Mass shootings, taking place most recently in schools (the STEM school in Colorado) and places of worship (the New Zealand mosque), is an issue that captures the nation’s attention. Such a frequency of these shootings raises anxiety and alarm, but it can also lead to a sense of powerlessness in the face of a constant news cycle of violence. Research suggests that we are quick to grow “numb” with exposure to violence in the news—and that this desensitization leads to a vicious cycle: as our emotional sensitivity decreases, a tendency toward committing acts of violence goes up.  

Such a frequency of these shootings raises anxiety and alarm, but it can also lead to a sense of powerlessness in the face of a constant news cycle of violence.”

However, with the recent incidents of students fighting back against active shooters—instead of running away or hiding—it can be argued that we are “fed up” with school shootings as a society. In early May, University of North Carolina student Riley Howell sacrificed himself by tackling the gunman on campus, leading to fewer casualties. Kendrick Castillo, a student at the STEM School in Colorado, portrayed similar bravery when he rushed the shooter to save his classmates. This kind of heroic reaction towards violence proves to be a stark contrast to the national response, which follows a predictable pattern: shock gives way to condolences and political statements calling for increased gun control. Now, it appears that students are resisting the familiar school shooter narrative by fighting back.

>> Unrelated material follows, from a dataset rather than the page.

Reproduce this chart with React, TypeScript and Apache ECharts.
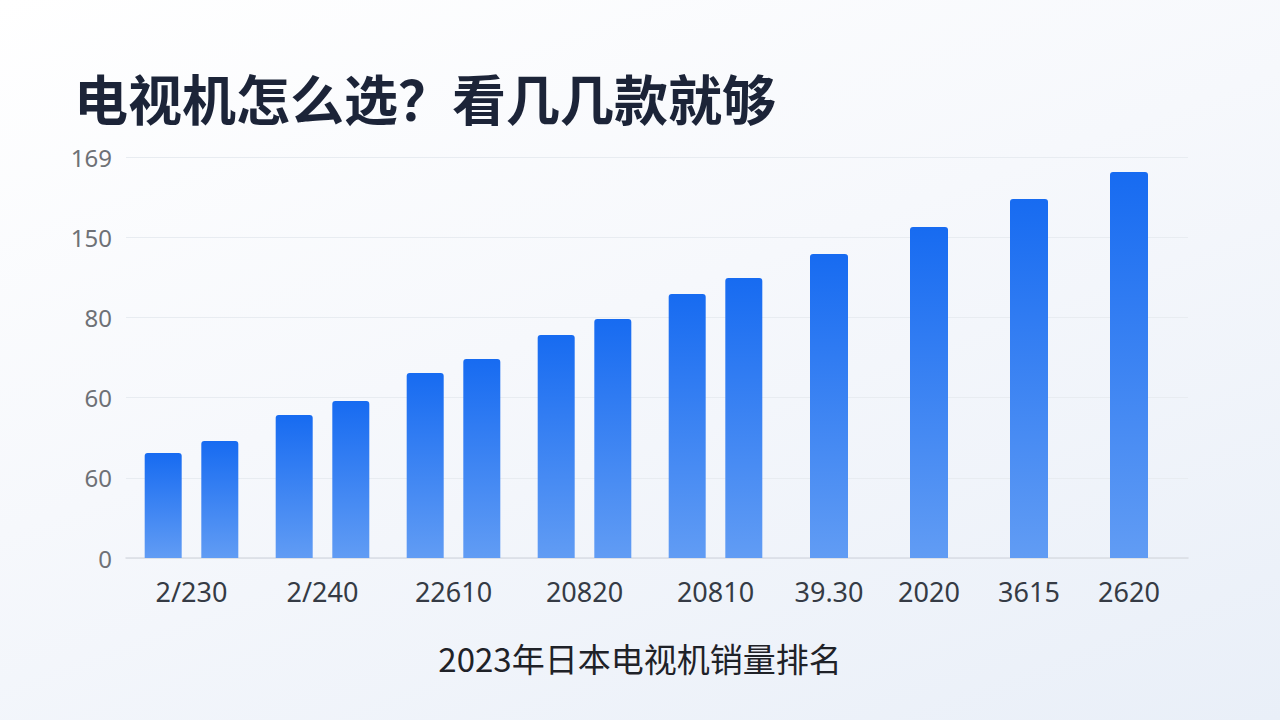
import React, { useEffect, useRef } from 'react';
import * as echarts from 'echarts';

// tick labels as printed on the picture (bottom to top)
const yTickLabels = ['0', '60', '60', '80', '150', '169'];
const groupLabels = ['2/230', '2/240', '22610', '20820', '20810'];
const singleLabels = ['39.30', '2020', '3615', '2620'];

// paired bars for the first five groups
const firstBars = [52.4, 71.3, 92.3, 111.2, 131.7];
const secondBars = [58.4, 78.3, 99.3, 119.2, 139.7];
// single bars for the last four groups
const singleBars = [151.6, 165.1, 179.1, 192.5];

const TITLE = '电视机怎么选？看几几款就够';
const CAPTION = '2023年日本电视机销量排名';

const Y_MAX = 200;
const Y_STEP = 40;

const barColor = new echarts.graphic.LinearGradient(0, 0, 0, 1, [
  { offset: 0, color: '#176bf1' },
  { offset: 1, color: '#619cf4' },
]);

const App: React.FC = () => {
  const chartRef = useRef<HTMLDivElement>(null);

  useEffect(() => {
    if (!chartRef.current) return;
    const chart = echarts.init(chartRef.current, undefined, { renderer: 'svg' });

    const hiddenY = (gridIndex: number) => ({
      type: 'value',
      gridIndex,
      min: 0,
      max: Y_MAX,
      interval: Y_STEP,
      show: false,
    });

    const labelStyle = {
      fontFamily: 'Noto Sans',
      fontSize: 27,
      color: '#353b45',
      margin: 20,
    };

    const option = {
      animation: false,
      backgroundColor: 'transparent',
      grid: [
        // background grid: y labels, split lines, base line
        { left: 126, right: 92, top: 157, bottom: 162 },
        // paired groups
        { left: 126, width: 655, top: 157, bottom: 162 },
        // single bars
        { left: 779, width: 400, top: 157, bottom: 162 },
      ],
      xAxis: [
        {
          type: 'category',
          gridIndex: 0,
          data: [''],
          axisLine: { show: true, lineStyle: { color: '#d9dde4', width: 1.5 } },
          axisTick: { show: false },
          axisLabel: { show: false },
        },
        {
          type: 'category',
          gridIndex: 1,
          data: groupLabels,
          axisLine: { show: false },
          axisTick: { show: false },
          axisLabel: labelStyle,
        },
        {
          type: 'category',
          gridIndex: 2,
          data: singleLabels,
          axisLine: { show: false },
          axisTick: { show: false },
          axisLabel: labelStyle,
        },
      ],
      yAxis: [
        {
          type: 'value',
          gridIndex: 0,
          min: 0,
          max: Y_MAX,
          interval: Y_STEP,
          axisLine: { show: false },
          axisTick: { show: false },
          axisLabel: {
            fontFamily: 'Noto Sans',
            fontSize: 24,
            color: '#6e7176',
            margin: 14,
            formatter: (v: number) => yTickLabels[Math.round(v / Y_STEP)] ?? '',
          },
          splitLine: { lineStyle: { color: '#e8ecf1', width: 1 } },
        },
        hiddenY(1),
        hiddenY(2),
      ],
      series: [
        {
          type: 'bar',
          xAxisIndex: 1,
          yAxisIndex: 1,
          data: firstBars,
          barWidth: 37,
          barGap: '53%',
          itemStyle: { color: barColor, borderRadius: [3, 3, 0, 0] },
        },
        {
          type: 'bar',
          xAxisIndex: 1,
          yAxisIndex: 1,
          data: secondBars,
          barWidth: 37,
          barGap: '53%',
          itemStyle: { color: barColor, borderRadius: [3, 3, 0, 0] },
        },
        {
          type: 'bar',
          xAxisIndex: 2,
          yAxisIndex: 2,
          data: singleBars,
          barWidth: 38,
          itemStyle: { color: barColor, borderRadius: [3, 3, 0, 0] },
        },
      ],
      graphic: [
        {
          type: 'text',
          left: 74,
          top: 70,
          style: {
            text: TITLE,
            fontFamily: 'Noto Sans CJK SC',
            fontWeight: 'bold',
            fontSize: 54,
            fill: '#1c2438',
          },
        },
        {
          type: 'text',
          left: 'center',
          top: 641,
          style: {
            text: CAPTION,
            fontFamily: 'Noto Sans CJK SC',
            fontSize: 33,
            fill: '#1f2228',
          },
        },
      ],
    };

    chart.setOption(option);
    return () => chart.dispose();
  }, []);

  return (
    <div
      style={{
        position: 'fixed',
        left: 0,
        top: 0,
        width: 1280,
        height: 720,
        background:
          'linear-gradient(160deg, #ffffff 0%, #f6f8fc 45%, #e9eff8 100%)',
      }}
    >
      <div ref={chartRef} style={{ width: 1280, height: 720 }} />
    </div>
  );
};

export default App;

Policy changes at SPA also mirror the national conversation, which is evident in the new discussions around lockdown drills. In advisory meetings, students were given prompts on possible crisis scenarios—such as a student collapsing in class or a chemical spill in the lab—and discussed the best steps of action. Rather than sitting locked in a room with the blinds closed, this new lockdown “drill” makes the issue of school shootings seem more “real” and tangible. And rather than be frozen if a school shooter situation occurred at SPA, this conversation helps students choose active actions rather than succumbing to fear.

School shootings are an overwhelming issue, but if students at SPA focus on ways they could be an active and moral asset in such situations, then we can make a step in overcoming the desensitization that plagues the country.